There is a lesson here for conservatives hoping to regain the policy initiative. Gov. Ehrlich did not mention the names Mark Foley, Bob Ney, Randy "Duke" Cunningham or Tom DeLay--the four Republican congressmen forced to resign amid scandal over the past year--or even that of disgraced former lobbyist Jack Abramoff. But looking over his election results it becomes clear that when unprincipled Republicanism is allowed to dominate in Washington, conservatives outside of the Beltway will be made to pay a price of it.
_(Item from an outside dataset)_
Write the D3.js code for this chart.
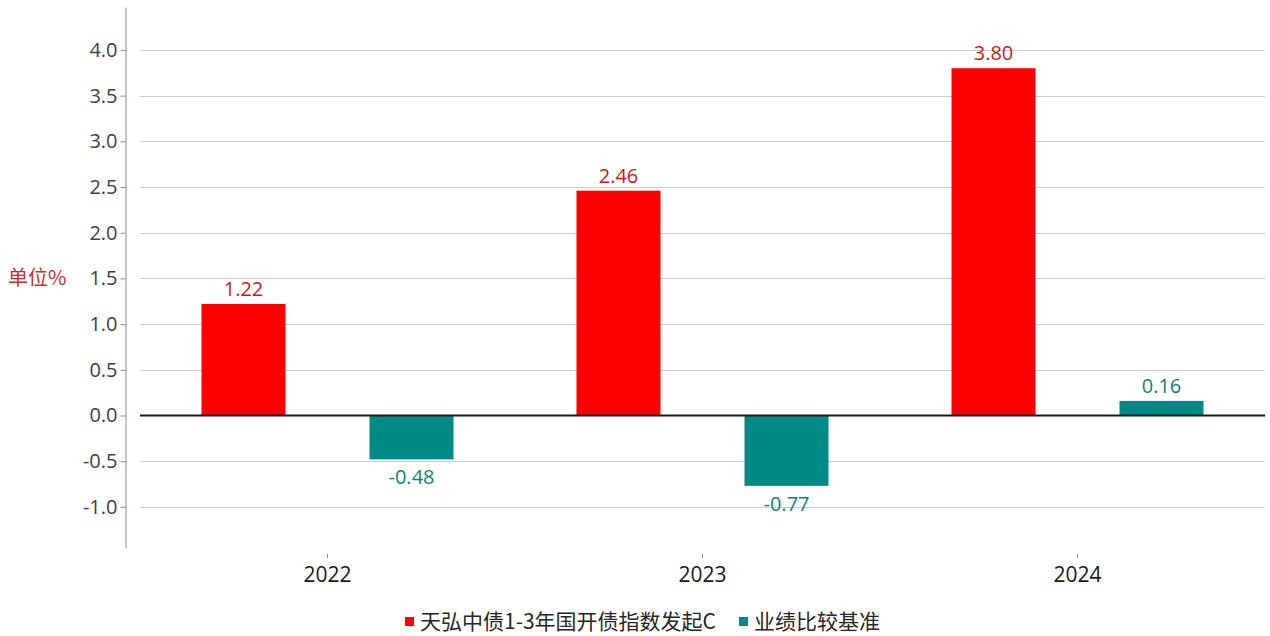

The temptation may be to lay blame for the election results at the feet of President Bush. And Gov. Ehrlich might well have paid a political price for being in the same party as a president waging an increasingly unpopular war--though the governor will not point a finger at the White House and still displays in his office photos of both the former and the current President Bush. But then at least the president has traded away popularity for a principled stand on national security. It becomes infinitely more difficult for even a popular Republican incumbent to survive in a state dominated by Democrats when a Republican Congress makes the party unpopular by abandoning its principles.
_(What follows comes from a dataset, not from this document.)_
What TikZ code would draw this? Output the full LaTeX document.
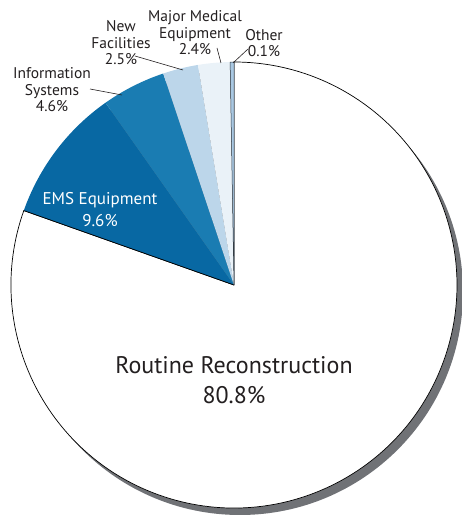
\documentclass[tikz,border=0pt]{standalone}
\usepackage{fontspec}
\setmainfont{PT Sans}
\usetikzlibrary{calc}
\definecolor{othercolor}{HTML}{A9C8E2}
\definecolor{majorcolor}{HTML}{EAF2F8}
\definecolor{newcolor}{HTML}{BCD6EA}
\definecolor{infocolor}{HTML}{1A7CB2}
\definecolor{emscolor}{HTML}{0868A3}
\definecolor{shadowcolor}{HTML}{707276}
\definecolor{textcolor}{HTML}{231F20}

\begin{document}
\begin{tikzpicture}[x=1pt,y=1pt,
  lbl/.style={align=center,text=textcolor,font=\fontsize{15.5}{16.5}\selectfont,inner sep=0pt},
  leader/.style={textcolor,line width=.6pt}]
  \useasboundingbox (0,0) rectangle (462,517);
  % centre and radius
  \coordinate (O) at (234,232); \def\R{223}
  % shadow
  \fill[shadowcolor] ($ (O) + (6,-7) $) circle (\R);
  % routine reconstruction
  \filldraw[fill=white,draw=black,line width=.7pt] (O) -- ++(160.5:\R) arc(160.5:450:\R) -- cycle;
  % small slices
  \fill[emscolor] (O) -- ++(125.2:\R) arc(125.2:160.5:\R) -- cycle;
  \fill[infocolor] (O) -- ++(108.5:\R) arc(108.5:125.2:\R) -- cycle;
  \fill[newcolor] (O) -- ++(99.3:\R) arc(99.3:108.5:\R) -- cycle;
  \fill[majorcolor] (O) -- ++(91:\R) arc(91:99.3:\R) -- cycle;
  \filldraw[fill=othercolor,draw=black!70!othercolor,line width=.5pt] (O) -- ++(90:\R) arc(90:91:\R) -- cycle;
  \draw[black,line width=.7pt] (O) -- ++(160.5:\R);
  % labels
  \node[lbl,font=\fontsize{24}{30}\selectfont] (routine) at (234,137) {Routine Reconstruction\\80.8\%};
  \node[lbl,text=white,font=\fontsize{17}{22}\selectfont] (ems) at (100,307) {EMS Equipment\\9.6\%};
  \node[lbl] (info) at (52,427) {Information\\Systems\\4.6\%};
  \node[lbl] (new) at (121,474) {New\\Facilities\\2.5\%};
  \node[lbl] (major) at (195,484) {Major Medical\\Equipment\\2.4\%};
  \node[lbl] (other) at (264,474) {Other\\0.1\%};
  % leader lines
  \coordinate (infoA) at (90,428); \coordinate (infoB) at (122,422);
  \coordinate (newA) at (135,461); \coordinate (newB) at (183,447);
  \coordinate (majorA) at (217,469); \coordinate (majorB) at (221,454);
  \coordinate (otherA) at (248,468); \coordinate (otherB) at (233,454);
  \draw[leader] (infoA) -- (infoB);
  \draw[leader] (newA) -- (newB);
  \draw[leader] (majorA) -- (majorB);
  \draw[leader] (otherA) -- (otherB);
\end{tikzpicture}
\end{document}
The damage from that may run much deeper than the loss of Congress and may take a lot more than winning back support among independent voters. Four years ago Mr. Ehrlich won an upset victory and appeared ready to return conservatism to a state that had come to be dominated by a brand of liberal politics better associated with Massachusetts. He even beat a Kennedy, then-Lt. Gov. Kathleen Kennedy Townsend. His running mate, Michael Steele, became the first African-American ever elected statewide in Maryland. His election carried with it the promise of planting conservative roots in liberal territory and perhaps even winning significant support for the GOP within the black community--two necessary steps if the GOP was to solidify itself as the majority party.
Now that's all been undone. Along with voting Gov. Ehrlich out of office, Maryland voters handed defeats to Mr. Steele, who was running for Senate, and to down-ballot Republicans who had hoped to pick up seats in the state Legislature. Not parsing words, the governor described it as "a wipeout election."
Mr. Miniter is assistant editor of OpinionJournal.com. His column appears Tuesdays.